Netanyahu encourages further gas exploration
BY STEVEN SCHEER
JERUSALEM – Prime Minister Benjamin Netanyahu told Israel’s top court on Sunday the country must forge ahead with developing a large natural gas field, with billions of dollars worth of potential exports, for both economic and security reasons.
In an unusual step for an Israeli prime minister, Netanyahu testified, at his own request, in the Supreme Court to defend a framework gas deal after opposition parties and non-government organizations filed petitions to block plans to develop the Leviathan field off Israel’s Mediterranean coast.
Critics, including the anti-trust authority, have argued that planned control of the country’s gas reserves by one consortium will limit competition and keep prices high.
Under the deal, Texas-based Noble Energy and Israel’s Delek Group, which discovered Leviathan in 2010, would retain control of the field but are being forced to sell other, smaller assets such as the nearby Tamar field that began production in 2013.
Netanyahu argued the blueprint provided major opportunities for Israel’s foreign relations and that any delay in its implementation could lead to the deal’s collapse and cause “long-term significant damage” to the country’s security and economy.
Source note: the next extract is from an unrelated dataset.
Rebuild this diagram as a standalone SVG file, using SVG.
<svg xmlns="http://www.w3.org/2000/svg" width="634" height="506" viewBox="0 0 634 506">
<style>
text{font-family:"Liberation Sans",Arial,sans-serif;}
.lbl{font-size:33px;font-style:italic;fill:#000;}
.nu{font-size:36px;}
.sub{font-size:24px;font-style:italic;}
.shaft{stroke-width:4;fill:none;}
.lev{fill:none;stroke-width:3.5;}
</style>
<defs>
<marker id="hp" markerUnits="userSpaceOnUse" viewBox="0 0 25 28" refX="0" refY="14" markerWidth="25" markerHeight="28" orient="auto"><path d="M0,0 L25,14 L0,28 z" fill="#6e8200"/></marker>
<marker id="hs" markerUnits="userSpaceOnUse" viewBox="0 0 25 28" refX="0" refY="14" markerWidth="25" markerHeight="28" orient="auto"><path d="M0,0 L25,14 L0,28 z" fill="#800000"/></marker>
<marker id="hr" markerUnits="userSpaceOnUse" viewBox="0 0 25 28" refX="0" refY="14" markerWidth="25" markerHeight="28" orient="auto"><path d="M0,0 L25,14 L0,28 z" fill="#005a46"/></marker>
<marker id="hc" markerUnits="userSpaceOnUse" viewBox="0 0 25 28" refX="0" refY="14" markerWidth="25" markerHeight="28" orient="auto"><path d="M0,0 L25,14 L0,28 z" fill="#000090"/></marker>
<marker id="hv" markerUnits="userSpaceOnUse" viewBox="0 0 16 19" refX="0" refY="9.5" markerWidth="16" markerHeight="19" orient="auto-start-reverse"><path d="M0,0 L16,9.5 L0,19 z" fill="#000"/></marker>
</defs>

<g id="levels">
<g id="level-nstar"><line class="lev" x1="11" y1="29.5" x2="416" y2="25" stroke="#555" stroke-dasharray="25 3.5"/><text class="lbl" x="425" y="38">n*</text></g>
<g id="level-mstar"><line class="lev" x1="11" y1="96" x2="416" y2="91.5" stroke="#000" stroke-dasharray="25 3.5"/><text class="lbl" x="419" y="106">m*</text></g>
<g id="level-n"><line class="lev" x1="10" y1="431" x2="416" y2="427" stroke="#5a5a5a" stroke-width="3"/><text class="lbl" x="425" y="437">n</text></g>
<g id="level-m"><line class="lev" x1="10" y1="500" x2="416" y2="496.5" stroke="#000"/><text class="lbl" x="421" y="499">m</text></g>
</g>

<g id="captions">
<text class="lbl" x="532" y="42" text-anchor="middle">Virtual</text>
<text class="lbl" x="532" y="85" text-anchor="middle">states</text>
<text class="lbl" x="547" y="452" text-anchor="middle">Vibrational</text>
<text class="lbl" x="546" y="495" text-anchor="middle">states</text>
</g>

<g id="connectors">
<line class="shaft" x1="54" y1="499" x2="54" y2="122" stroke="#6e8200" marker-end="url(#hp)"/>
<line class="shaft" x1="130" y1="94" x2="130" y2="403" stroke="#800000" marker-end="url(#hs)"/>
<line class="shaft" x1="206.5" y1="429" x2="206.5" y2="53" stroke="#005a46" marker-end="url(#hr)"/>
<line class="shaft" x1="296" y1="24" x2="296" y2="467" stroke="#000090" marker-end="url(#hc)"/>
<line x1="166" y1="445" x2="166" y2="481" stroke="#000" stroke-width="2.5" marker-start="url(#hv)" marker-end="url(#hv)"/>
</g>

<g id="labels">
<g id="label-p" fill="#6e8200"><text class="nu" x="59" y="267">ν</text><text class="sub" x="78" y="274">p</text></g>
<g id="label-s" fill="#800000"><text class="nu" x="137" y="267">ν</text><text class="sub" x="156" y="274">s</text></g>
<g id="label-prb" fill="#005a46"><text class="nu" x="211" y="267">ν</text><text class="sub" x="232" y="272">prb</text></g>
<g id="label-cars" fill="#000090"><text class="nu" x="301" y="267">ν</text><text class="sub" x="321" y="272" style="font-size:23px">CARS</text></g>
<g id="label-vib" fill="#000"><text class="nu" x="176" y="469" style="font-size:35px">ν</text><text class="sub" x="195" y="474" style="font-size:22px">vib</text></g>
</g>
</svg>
Holding estimated reserves of 622 billion cubic meters, Leviathan will cost at least $6 billion to develop. It is meant to begin production by 2020 and supply billions of dollars worth of gas to Egypt and Jordan, and possibly Turkey and Europe.
Egypt and Jordan are the only Arab states to have signed peace deals with Israel. Gas exports could help shore up ties between Israel and its neighbors to the east and south.
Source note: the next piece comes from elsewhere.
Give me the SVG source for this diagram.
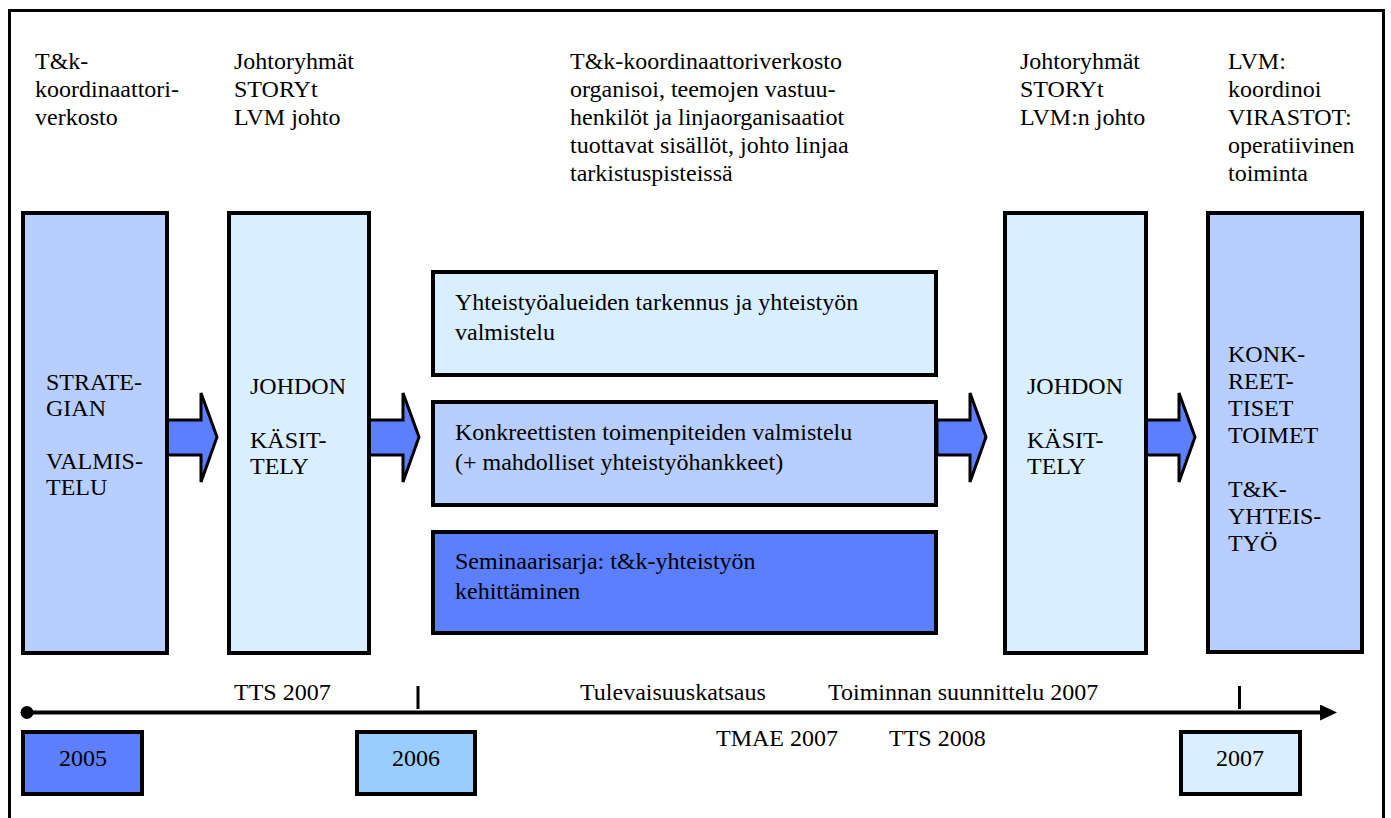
<svg xmlns="http://www.w3.org/2000/svg" width="1391" height="818" viewBox="0 0 1391 818">
<style>
text{font-family:"Liberation Serif","Times New Roman",serif;font-size:24px;fill:#000}
.box{stroke:#000;stroke-width:4}
.c1{fill:#B7CEFF}
.c2{fill:#D9EEFF}
.c3{fill:#5B7FFF}
.c4{fill:#99CCFF}
.arr{fill:#5B7FFF;stroke:#000;stroke-width:3;stroke-linejoin:miter}
.mid{text-anchor:middle}
</style>
<defs>
<marker id="ah" markerWidth="17" markerHeight="16" refX="0" refY="8" orient="auto" markerUnits="userSpaceOnUse">
<path d="M0,0 L17,8 L0,16 Z" fill="#000"/>
</marker>
</defs>
<rect width="1391" height="818" fill="#fff"/>
<path d="M9.5,830 V10.5 H1383.5 V830" fill="none" stroke="#000" stroke-width="3"/>

<g id="headers">
<text x="35" y="69">T&amp;k-</text>
<text x="35" y="97">koordinaattori-</text>
<text x="35" y="125">verkosto</text>
<text x="234" y="69">Johtoryhmät</text>
<text x="234" y="97">STORYt</text>
<text x="234" y="125">LVM johto</text>
<text x="570" y="69">T&amp;k-koordinaattoriverkosto</text>
<text x="570" y="97">organisoi, teemojen vastuu-</text>
<text x="570" y="125">henkilöt ja linjaorganisaatiot</text>
<text x="570" y="153">tuottavat sisällöt, johto linjaa</text>
<text x="570" y="181">tarkistuspisteissä</text>
<text x="1020" y="69">Johtoryhmät</text>
<text x="1020" y="97">STORYt</text>
<text x="1020" y="125">LVM:n johto</text>
<text x="1228" y="69">LVM:</text>
<text x="1228" y="97">koordinoi</text>
<text x="1228" y="125">VIRASTOT:</text>
<text x="1228" y="153">operatiivinen</text>
<text x="1228" y="181">toiminta</text>
</g>

<g id="connectors">
<polygon class="arr" points="167,420 201,420 201,393 217,437 201,482 201,455 167,455"/>
<polygon class="arr" points="369,420 403,420 403,393 419,437 403,482 403,455 369,455"/>
<polygon class="arr" points="937,420 970,420 970,393 986,437 970,482 970,455 937,455"/>
<polygon class="arr" points="1146,420 1179,420 1179,393 1195,437 1179,482 1179,455 1146,455"/>
</g>

<g id="node-strategia">
<rect class="box c1" x="23" y="213" width="144" height="440"/>
<text x="46" y="390">STRATE-</text>
<text x="46" y="416">GIAN</text>
<text x="46" y="469">VALMIS-</text>
<text x="46" y="495">TELU</text>
</g>

<g id="node-johdon1">
<rect class="box c2" x="229" y="213" width="140" height="440"/>
<text x="250" y="394">JOHDON</text>
<text x="250" y="448">KÄSIT-</text>
<text x="250" y="474">TELY</text>
</g>

<g id="node-yhteistyoalueet">
<rect class="box c2" x="433" y="272" width="503" height="103"/>
<text x="455" y="310">Yhteistyöalueiden tarkennus ja yhteistyön</text>
<text x="455" y="340">valmistelu</text>
</g>

<g id="node-konkreettiset">
<rect class="box c1" x="433" y="402" width="503" height="103"/>
<text x="455" y="440">Konkreettisten toimenpiteiden valmistelu</text>
<text x="455" y="470">(+ mahdolliset yhteistyöhankkeet)</text>
</g>

<g id="node-seminaari">
<rect class="box c3" x="433" y="532" width="503" height="101"/>
<text x="455" y="569">Seminaarisarja: t&amp;k-yhteistyön</text>
<text x="455" y="599">kehittäminen</text>
</g>

<g id="node-johdon2">
<rect class="box c2" x="1005" y="213" width="141" height="440"/>
<text x="1027" y="394">JOHDON</text>
<text x="1027" y="448">KÄSIT-</text>
<text x="1027" y="474">TELY</text>
</g>

<g id="node-toimet">
<rect class="box c1" x="1208" y="213" width="154" height="439"/>
<text x="1228" y="362">KONK-</text>
<text x="1228" y="389">REET-</text>
<text x="1228" y="416">TISET</text>
<text x="1228" y="443">TOIMET</text>
<text x="1228" y="497">T&amp;K-</text>
<text x="1228" y="524">YHTEIS-</text>
<text x="1228" y="551">TYÖ</text>
</g>

<g id="timeline">
<circle cx="27" cy="712.5" r="6.5" fill="#000"/>
<line x1="27" y1="712.5" x2="1320" y2="712.5" stroke="#000" stroke-width="4" marker-end="url(#ah)"/>
<line x1="418" y1="686" x2="418" y2="709" stroke="#000" stroke-width="3"/>
<line x1="1239.5" y1="686" x2="1239.5" y2="709" stroke="#000" stroke-width="3"/>
<text x="234" y="700">TTS 2007</text>
<text x="580" y="700">Tulevaisuuskatsaus</text>
<text x="828" y="700">Toiminnan suunnittelu 2007</text>
<text x="716" y="746">TMAE 2007</text>
<text x="889" y="746">TTS 2008</text>
</g>

<g id="year-2005">
<rect class="box c3" x="23" y="732" width="119" height="62"/>
<text class="mid" x="83" y="766">2005</text>
</g>
<g id="year-2006">
<rect class="box c4" x="357" y="732" width="118" height="62"/>
<text class="mid" x="416" y="766">2006</text>
</g>
<g id="year-2007">
<rect class="box c2" x="1181" y="732" width="119" height="62"/>
<text class="mid" x="1240" y="766">2007</text>
</g>
</svg>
“There is no realistic alternative to the gas deal,” Netanyahu said. “If we reverse course, we will fall into the chasm once and for all.”
After years of political infighting Netanyahu signed a framework deal that gave long-awaited approval for Leviathan’s development.
Netanyahu had defended the deal in an affidavit to the Supreme Court last week and requested appearing in front of the judges before they make their final, binding ruling.
Last year, parliament narrowly approved the deal but the anti-trust commissioner resigned in protest. The deal still needed anti-trust approval or for the economy minister to sign a waiver to bypass the Anti-Trust Authority.
The minister, Aryeh Deri, refused and ultimately resigned and Netanyahu took over as economy minister. In December, he invoked a never-before-used clause in the anti-trust law that allows for decisions of the Anti-Trust Authority to be overridden in the name of security and international diplomacy.